Campaigning during cancer recovery cost me votes: Chavez
CARACAS — Venezuelan President Hugo Chavez, who was diagnosed with cancer in 2011 and won re-election this month, acknowledged that campaigning while in recovery cost him votes.
Chavez on Saturday said in a meeting shown on state television VTV that after radiation therapy, he had only done “10 percent” of what he would have normally done on the campaign trail, adding he would have done more if he had been “fully fit.”
The 58-year-old populist socialist leader, in power since 1999, won 55.26 percent of the vote on October 7, against 44.13 percent for challenger Henrique Capriles, a businessman and governor of Miranda state.
“If I had been … fully fit, I would have beaten the (opposition) candidate by at least 20 percent,” boasted Chavez, who was criticized by the opposition for keeping details of his illness close to the vest, and for seeking treatment in Cuba.
The anti-US firebrand has vowed to deepen his oil-funded socialist revolution after a “perfect” victory.
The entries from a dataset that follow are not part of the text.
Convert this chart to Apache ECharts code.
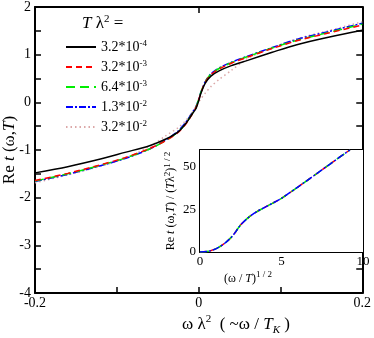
<!DOCTYPE html>
<html>
<head>
<meta charset="utf-8">
<script src="https://cdn.jsdelivr.net/npm/echarts@6/dist/echarts.min.js"></script>
<style>
  html, body { margin: 0; padding: 0; background: #fff; }
  #myChart { width: 374px; height: 338px; }
</style>
</head>
<body>
<div id="myChart"></div>
<script>
// main plot: Re t(w,T) vs w*lambda^2
const omega = [-0.2, -0.16, -0.12, -0.09, -0.06, -0.04, -0.025, -0.015, -0.008, -0.003, 0, 0.003, 0.008, 0.015, 0.025, 0.04, 0.06, 0.09, 0.12, 0.16, 0.2]
const tLabels = ['3.2*10^-4', '3.2*10^-3', '6.4*10^-3', '1.3*10^-2', '3.2*10^-2']
const reT_1 = [-1.48, -1.35, -1.19, -1.05, -0.91, -0.77, -0.62, -0.43, -0.25, -0.12, 0.03, 0.20, 0.40, 0.55, 0.66, 0.77, 0.88, 1.05, 1.21, 1.37, 1.51]
const reT_2 = [-1.64, -1.49, -1.31, -1.16, -0.97, -0.80, -0.63, -0.44, -0.25, -0.10, 0.05, 0.21, 0.42, 0.58, 0.70, 0.82, 0.95, 1.13, 1.29, 1.46, 1.62]
const reT_3 = [-1.65, -1.50, -1.32, -1.17, -0.98, -0.80, -0.62, -0.43, -0.24, -0.09, 0.06, 0.22, 0.43, 0.59, 0.71, 0.83, 0.96, 1.14, 1.30, 1.47, 1.64]
const reT_4 = [-1.66, -1.51, -1.33, -1.18, -0.98, -0.79, -0.60, -0.40, -0.22, -0.08, 0.06, 0.22, 0.43, 0.60, 0.72, 0.84, 0.97, 1.15, 1.32, 1.49, 1.66]
const reT_5 = [-1.69, -1.52, -1.34, -1.17, -0.93, -0.70, -0.53, -0.37, -0.22, -0.09, 0.0, 0.08, 0.19, 0.33, 0.48, 0.67, 0.92, 1.14, 1.33, 1.51, 1.69]

// inset: Re t / (T lambda^2)^(1/2) vs (w/T)^(1/2)
const sqrtWT = [0, 0.5, 1, 1.5, 2, 2.5, 3, 3.5, 4, 5, 6, 7, 8, 9, 9.2]
const scaledReT = [0, 0.4, 2, 5, 9.5, 16, 20.5, 23.8, 26.4, 31.6, 38.2, 45, 51.9, 58.7, 60]

const serif = 'Liberation Serif'
const colors = ['#000000', '#ff0000', '#00ee00', '#0000ff', '#dca8a8']
const dashes = ['solid', [6, 4], [9, 5], [7, 2, 2, 2], [1.5, 3]]
const mainData = [reT_1, reT_2, reT_3, reT_4, reT_5]

function pairs(xs, ys) {
  return xs.map((x, i) => [x, ys[i]])
}

const frame = { show: true, onZero: false, lineStyle: { color: '#000', width: 2 } }
const tick = { show: true, inside: true, length: 6, lineStyle: { color: '#000', width: 1.5 } }

const series = []
for (let i = 0; i < mainData.length; i++) {
  series.push({
    name: tLabels[i],
    type: 'line',
    xAxisIndex: 0,
    yAxisIndex: 0,
    data: pairs(omega, mainData[i]),
    smooth: 0.3,
    symbol: 'none',
    lineStyle: { color: colors[i], width: 1.5, type: dashes[i] },
    itemStyle: { color: colors[i] },
    z: 10 - i
  })
}
// inset curves (all collapse onto one)
for (let i = 1; i < 4; i++) {
  series.push({
    type: 'line',
    xAxisIndex: 2,
    yAxisIndex: 2,
    data: pairs(sqrtWT, scaledReT),
    smooth: 0.3,
    symbol: 'none',
    lineStyle: { color: colors[i], width: 1.5, type: dashes[i] },
    z: 5 + i
  })
}

const myChart = echarts.init(document.getElementById('myChart'), null, { renderer: 'canvas' })
const option = {
  animation: false,
  backgroundColor: '#fff',
  textStyle: { fontFamily: serif },
  grid: [
    { left: 35, top: 5, width: 329, height: 288 },
    { left: 200, top: 150, width: 163, height: 102, show: true, backgroundColor: '#fff', borderWidth: 0, z: 3 }
  ],
  legend: {
    left: 60,
    top: 34,
    orient: 'vertical',
    itemWidth: 30,
    itemHeight: 14,
    itemGap: 5,
    data: tLabels,
    itemStyle: { color: 'rgba(0,0,0,0)', borderWidth: 0, opacity: 0 },
    textStyle: {
      fontFamily: serif,
      color: '#000',
      rich: {
        b: { fontFamily: serif, fontSize: 14, lineHeight: 16, color: '#000' },
        s: { fontFamily: serif, fontSize: 9, lineHeight: 9, verticalAlign: 'top', color: '#000' }
      }
    },
    formatter: name => {
      const p = name.split('^')
      return '{b|' + p[0] + '}{s|' + p[1] + '}'
    }
  },
  xAxis: [
    {
      gridIndex: 0, type: 'value', position: 'bottom', min: -0.2, max: 0.2, interval: 0.1,
      axisLine: frame, axisTick: tick, splitLine: { show: false },
      axisLabel: {
        margin: 3, fontSize: 14, fontFamily: serif, color: '#000',
        formatter: v => (Math.round(v * 10) % 2 === 0 ? String(+v.toFixed(1)) : '')
      }
    },
    {
      gridIndex: 0, type: 'value', position: 'top', min: -0.2, max: 0.2, interval: 0.2,
      axisLine: frame, axisTick: tick, splitLine: { show: false }, axisLabel: { show: false }
    },
    {
      gridIndex: 1, type: 'value', position: 'bottom', min: 0, max: 10, interval: 2.5,
      axisLine: frame, axisTick: { ...tick, length: 5 }, splitLine: { show: false },
      axisLabel: {
        margin: 3, fontSize: 13, fontFamily: serif, color: '#000',
        formatter: v => (v % 5 === 0 ? String(v) : '')
      }
    },
    {
      gridIndex: 1, type: 'value', position: 'top', min: 0, max: 10, interval: 2.5,
      axisLine: frame, axisTick: { ...tick, length: 5 }, splitLine: { show: false }, axisLabel: { show: false }
    }
  ],
  yAxis: [
    {
      gridIndex: 0, type: 'value', position: 'left', min: -4, max: 2, interval: 1,
      axisLine: frame, axisTick: tick, splitLine: { show: false },
      minorTick: { show: true, splitNumber: 2, length: 6, lineStyle: { color: '#000', width: 1.5 } },
      axisLabel: { margin: 4, fontSize: 14, fontFamily: serif, color: '#000' }
    },
    {
      gridIndex: 0, type: 'value', position: 'right', min: -4, max: 2, interval: 0.5,
      axisLine: frame, axisTick: tick, splitLine: { show: false }, axisLabel: { show: false }
    },
    {
      gridIndex: 1, type: 'value', position: 'left', min: 0, max: 60, interval: 12.5,
      axisLine: frame, axisTick: { ...tick, length: 5 }, splitLine: { show: false },
      axisLabel: {
        margin: 4, fontSize: 13, fontFamily: serif, color: '#000',
        formatter: v => (v % 25 === 0 && v < 60 ? String(v) : '')
      }
    },
    {
      gridIndex: 1, type: 'value', position: 'right', min: 0, max: 60, interval: 12.5,
      axisLine: frame, axisTick: { ...tick, length: 5 }, splitLine: { show: false }, axisLabel: { show: false }
    }
  ],
  graphic: [
    {
      // legend heading
      type: 'text', left: 82, top: 14, z: 20,
      style: {
        text: '{i|T}{n| λ}{s|2}{n| =}',
        rich: {
          i: { fontFamily: serif, fontStyle: 'italic', fontSize: 17, lineHeight: 20 },
          n: { fontFamily: serif, fontSize: 17, lineHeight: 20 },
          s: { fontFamily: serif, fontSize: 11, lineHeight: 11, verticalAlign: 'top' }
        }
      }
    },
    {
      // main y title
      type: 'text', x: 10, y: 150, rotation: Math.PI / 2, z: 20,
      style: {
        text: '{n|Re }{i|t}{n| (ω,}{i|T}{n|)}',
        align: 'center', verticalAlign: 'middle',
        rich: {
          i: { fontFamily: serif, fontStyle: 'italic', fontSize: 17 },
          n: { fontFamily: serif, fontSize: 17 }
        }
      }
    },
    {
      // main x title
      type: 'text', left: 182, top: 314, z: 20,
      style: {
        text: '{n|ω λ}{s|2}{n|  ( ~ω / }{i|T}{b|K}{n| )}',
        rich: {
          i: { fontFamily: serif, fontStyle: 'italic', fontSize: 17, lineHeight: 22 },
          n: { fontFamily: serif, fontSize: 17, lineHeight: 22 },
          s: { fontFamily: serif, fontSize: 11, lineHeight: 11, verticalAlign: 'top' },
          b: { fontFamily: serif, fontStyle: 'italic', fontSize: 11, lineHeight: 11, verticalAlign: 'bottom' }
        }
      }
    },
    {
      // inset x title
      type: 'text', left: 224, top: 270, z: 20,
      style: {
        text: '{n|(ω / }{i|T}{n|)}{s|1 / 2}',
        rich: {
          i: { fontFamily: serif, fontStyle: 'italic', fontSize: 12, lineHeight: 18 },
          n: { fontFamily: serif, fontSize: 12, lineHeight: 18 },
          s: { fontFamily: serif, fontSize: 9, lineHeight: 9, verticalAlign: 'top' }
        }
      }
    },
    {
      // inset y title
      type: 'text', x: 171, y: 201, rotation: Math.PI / 2, z: 20,
      style: {
        text: '{n|Re }{i|t}{n| (ω,}{i|T}{n|) / (}{i|T}{n|λ}{s|2}{n|)}{s|1 / 2}',
        align: 'center', verticalAlign: 'middle',
        rich: {
          i: { fontFamily: serif, fontStyle: 'italic', fontSize: 12, lineHeight: 16 },
          n: { fontFamily: serif, fontSize: 12, lineHeight: 16 },
          s: { fontFamily: serif, fontSize: 9, lineHeight: 9, verticalAlign: 'top' }
        }
      }
    }
  ],
  series: series
}
myChart.setOption(option)
</script>
</body>
</html>
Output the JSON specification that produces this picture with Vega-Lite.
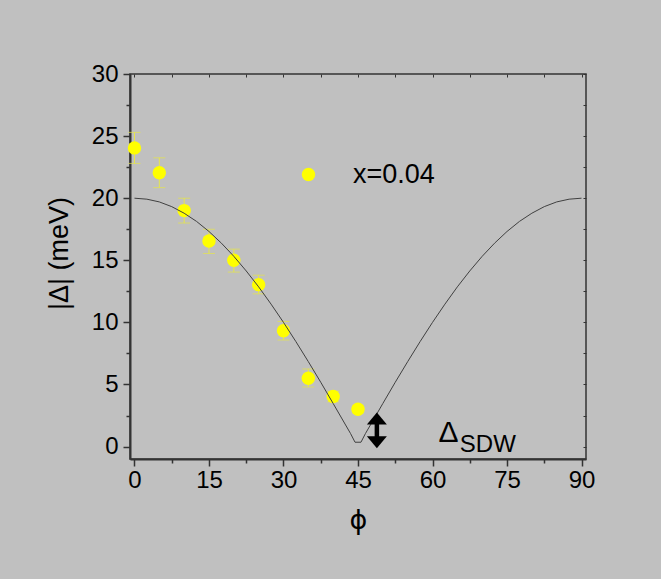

But he also reached out to disenchanted voters by pledging to work with the opposition, a tacit acceptance that this was a narrower victory than in the past and that Venezuela is a country very much divided.
The fate of Chavez, the leading voice of Latin America’s left, was closely watched by communist ally Cuba, which heavily depends on Venezuela’s oil, and other regional partners.